Aharon’s descendants form the priestly class within the larger tribe of Levites; other Levites who were not specific descendants of Aharon performed other ritual duties and assisted the priests but did not perform the sacrifices themselves. Thus, after discussing the organization of all the other tribes, the parasha now focusses on the priestly clan, and begins with the sons of Aharon himself. The phrase “whose hands were filled” is an idiom meaning that these sons went through the dedication rituals for priestly service. (Why the verse mentions Moshe’s descendants when it’s really only concerned with Aharon’s family is a problem for another time.)


Aside from our problem of mentioning Moshe and then not telling us anything about him, another interesting aspect of this passage is the apparently unnecessary repetition of information in verses 2 and 3. We learn twice that “these are the names of the sons of Aharon-” the passage could have compacted these two verses into one, which told us both their names and their status as anointed priests.

The Eglei Tal, a nineteenth century Hasidic text by rabbi Avraham Borenstein (a disciple of Menachem Mendel of Kotsk, the “Kotsker Rebbe,” for those who follow such things), notices these apparently extra words and uses them to make a midrash about the place of leaders in the Jewish community:

    Why does the statement “these are the names of the sons of Aaron” occur twice in two consecutive verses?  

    It is well known that in some other religions, priests are regarded as superhuman beings who are immune to error. For this reason when a member of these religions is ordained to the priesthood he is given a new name to signify that he is no longer the same as he was prior to his ordination, but has become a new person. Not so the Jews. Even the greatest Jew is regarded as a human being who is by no means immune to error. . . .

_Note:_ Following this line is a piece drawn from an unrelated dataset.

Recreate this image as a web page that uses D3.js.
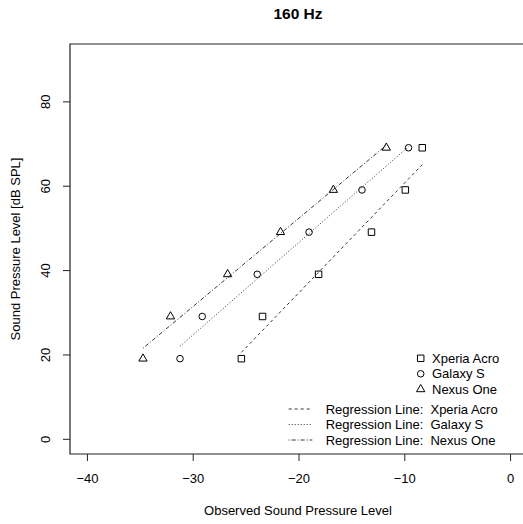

    We are indeed duty-bound to give due honor to scholars. However, we do so not because of their persons but only in order to honor the Law which they study and observe, just as we pay honor to a Scroll of the Law [i.e., a Torah scroll] not because of its physical character- after all, it is only plain parchment- but because the sheets of parchment from which it is made bear the sacred words of the Torah. We do not believe that the clay of which a Torah scholar is made is any different from the substance from which ordinary persons are formed.

    The statement “these are the names of the sons of Aharon” occurs twice, first in the naming of the sons, and then in the characterization of the sons as priests, in order to show that even after their anointment to the priesthood, the sons of Aaron did not receive new names but were still considered the same human beings as before.

    [quoted- with slight modifications – from Wellsprings of Torah, a delightful English anthology of Hasidic and Mussar teachings on the weekly parasha.]

This is a powerful lesson not only for leaders of the Jewish community but for “ordinary Jews” as well. Leaders- including, if not especially, rabbis and teachers!- must remember that as human beings, they can make mistakes just like anybody else. Jewish knowledge is just that- a specialized knowledge that can have a profound effect on someone’s soul, but does not turn a human being into some kind of perfect Divine being. Leaders and scholars can be jealous, petty, insecure, forgetful, and sometimes just drop the ball like anybody else.

Having said that, “ordinary Jews” (by which I simply mean those who do not currently occupy “official” positions of leadership), thus have a responsibility to watch carefully for the human fallibilities of communal leaders. This doesn’t mean one should cast a suspicious eye on everything someone says, but rather that one should expect that occasionally things won’t go perfectly, and thus one should never be afraid to point mistakes out in a gentle and supportive way. Recognizing the human imperfection of “even the greatest Jew” also implies the need to tolerate and forgive those imperfections in our leaders- we must forgive others for their imperfections just as we’d like to be forgiven for our own.

Finally, our midrash this week reminds us that no Jewish teacher is a “guru” or prophet; as a human being with limitations of insight and intellect, any particular teacher can offer only part of the greater scope of Torah. Perhaps this is why an ancient midrash teaches that one must learn Torah from more than one person. (Avot D’rabbi Natan ch. 3) A familar teaching from Pirkei Avot makes a related point:

    Ben Zoma said: Who is wise? The one who learns from every person, as it is said: ‘From all my teachers I have gained understanding.’ (Psalm 119:99) [Pirkei Avot 4:1]

A Jewish seeker should not rely on one teacher (or one website!) alone, but seek to learn Torah wherever they can, knowing that each teacher offers a unique perspective, but only part of a greater whole. New insights emerge out of a dialogue between teachers and students, with each learning from each other, in a spirit of openness and humility.